The problem, it seems, is that taxpayers haven’t done their part. They haven’t found taxable employment in numbers that the leadership judges adequate for the needs of government. But is the solution to maintain tax pressure on those employers and investors who might otherwise find ways to become more productive and create new jobs?
If so, that’s not policy, that’s accounting; we could program our smartphones to do it.
King’s template skips over journalistic whim to empirically weigh leadership decisions on three factors: personality, politics and policy. However such a template is applied to the current budget debate, our guess is that business will not be done as usual the remainder of this session. For the legislative rank and file is by now fully aware that the electorate is concerned about its own little budgets at its own little statehouses (in most cases, kitchen tables).
What voters see in plain sight all around them is an Indiana, despite the proclaimed heroics of its legislative leaders, becoming a third-tier state.
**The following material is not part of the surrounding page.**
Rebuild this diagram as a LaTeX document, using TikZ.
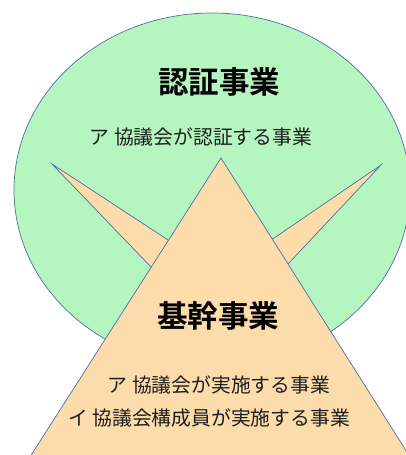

Indeed, King cites data showing us falling behind the nation and region in five of six key economic indicators.
Asking voters to pay for new infrastructure and shore up basic education because the supermajority won’t swear off public-sector collective bargaining and a prevailing wage on public construction is irresponsible. It is asking your spouse to take a second job because you spent the grocery envelope on beer and pickled eggs.
Under such calculation, the laws of economics don’t apply to government itself. For Bosma and Kenley, past accounting and spending errors don’t carry over to the next page, do not prompt systemic adjustment. The leadership thereby proclaims itself supremely exempt from the rules by which the rest of us live.
And that, King’s template might predict, is a leadership that will not stand.